【学术讲座】TOO BUSY TO WONDER? CEO JOB DEMANDS AND FIRM INNOVATION

发布时间:2019-05-16

Date & Time:13:30-15:00, May 24th, 2019

Venue: Room 308, Tongji Building A

Language: English

Speaker: Prof. David H. Zhu (Arizona State University)

 

 

ABSTRACT

Although there is an increasing interest in how top executives influence firms’ innovation, extant research has focused exclusively on top executives’ cognition and individual characteristics. We draw from psychological research on job demands to explain how this key attribute of top executives’ job environment influences firms’ innovation. Our theory explains why CEO job demands negatively influence innovation, and how the negative effect of CEO job demands can be weakened by CEOs’ need for achievement and employees’ human capital. Using survey data collected on-site from hundreds of Chinese companies, we find support for our theory. Additional analyses reveal that a lack of innovative culture partially mediates the relationship between CEO job demands and innovation. This study contributes to research on innovation and strategic leadership by explaining how characteristics of CEOs’ job environment influence firms’ innovation.

Keywords: strategic leadership, CEOs, executive job demands, innovation, survey

 

Biography

One stream of Zhu's research builds on social psychological theories to examine how top executives make major decisions about corporate governance and corporate strategy. He has studied how fundamental group decision-making processes (e.g., group polarization, social categorization, social comparison) and personalities influence top executives’ major decisions (e.g., acquisitions, product and international diversification, imitation, executive compensation, board composition, executive turnover, and risk-taking spending). His current projects examine how top executives’ personalities, affect, and values influence key issues in behavioral strategy research. 

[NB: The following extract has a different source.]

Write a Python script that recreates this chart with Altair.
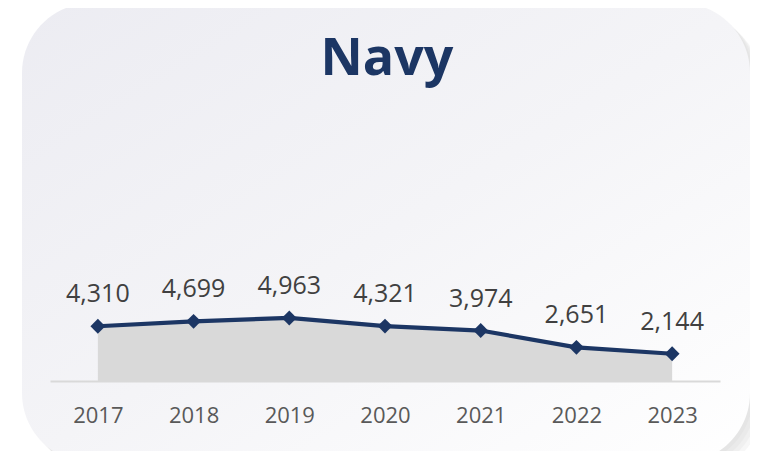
import altair as alt
import pandas as pd

years = ["2017", "2018", "2019", "2020", "2021", "2022", "2023"]
values = [4310, 4699, 4963, 4321, 3974, 2651, 2144]
labels = ["4,310", "4,699", "4,963", "4,321", "3,974", "2,651", "2,144"]
title_text = "Navy"

df = pd.DataFrame({"year": years, "value": values, "label": labels})

NAVY = "#1c3664"
W, H = 670, 254

one = alt.Data(values=[{"k": 1}])

def card_rect(dx, dy, color, opacity):
    return alt.Chart(one).mark_rect(
        cornerRadius=70, fill=color, opacity=opacity
    ).encode(
        x=alt.value(-28 + dx), x2=alt.value(700 + dx),
        y=alt.value(-124 + dy), y2=alt.value(336 + dy),
    )

shadows = [card_rect(d, d, "#d0d0d0", 0.18) for d in (3, 6, 9, 12)]

card = alt.Chart(one).mark_rect(
    cornerRadius=70,
    fill=alt.Gradient(
        gradient="linear",
        stops=[alt.GradientStop(color="#ececf2", offset=0),
               alt.GradientStop(color="#f4f4f7", offset=0.5),
               alt.GradientStop(color="#ffffff", offset=1)],
        x1=0, y1=0, x2=1, y2=1,
    ),
).encode(
    x=alt.value(-28), x2=alt.value(700),
    y=alt.value(-124), y2=alt.value(336),
)

title = alt.Chart(one).mark_text(
    fontSize=52, font="Open Sans", fontWeight="bold", color=NAVY,
    baseline="alphabetic", align="center",
).encode(x=alt.value(337), y=alt.value(-52), text=alt.value(title_text))

xenc = alt.X(
    "year:N", sort=years,
    scale=alt.Scale(type="point", padding=0.5),
    axis=alt.Axis(
        title=None, ticks=False, grid=False, labelAngle=0,
        domainColor="#d9d9d9", domainWidth=2,
        labelFontSize=22, labelColor="#595959", labelFont="Open Sans",
        labelPadding=24, zindex=1,
    ),
)
yenc = alt.Y("value:Q", scale=alt.Scale(domain=[0, 20000]), axis=None)

base = alt.Chart(df).encode(x=xenc, y=yenc)

area = base.mark_area(color="#d9d9d9")
line = base.mark_line(color=NAVY, strokeWidth=4.2)
pts = base.mark_point(shape="diamond", filled=True, size=220, color=NAVY, opacity=1)
txt = base.mark_text(
    dy=-24, baseline="alphabetic", fontSize=25, font="Open Sans", color="#404040"
).encode(text="label:N")

chart = alt.layer(*shadows, card, title, area, line, pts, txt).properties(
    width=W, height=H,
    padding={"left": 42, "top": 119, "right": 30, "bottom": 70},
    autosize=alt.AutoSizeParams(type="none"),
).configure_view(stroke=None)

chart.save("out.html", embed_options={"renderer": "svg", "actions": False})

Another stream of Professor Zhu's research concerns the structure of corporate elite networks and interorganizational networks. He has examined how triads influence the formation and development of relations among top executives who have different demographic characteristics and personalities. His recent projects examine how top executives build and rebuild triads to facilitate interfirm coordination, and how structural positions in resource exchange networks influence market power, corporate strategies, and competitive advantages.

All the faculties and students are welcome to attend this lecture!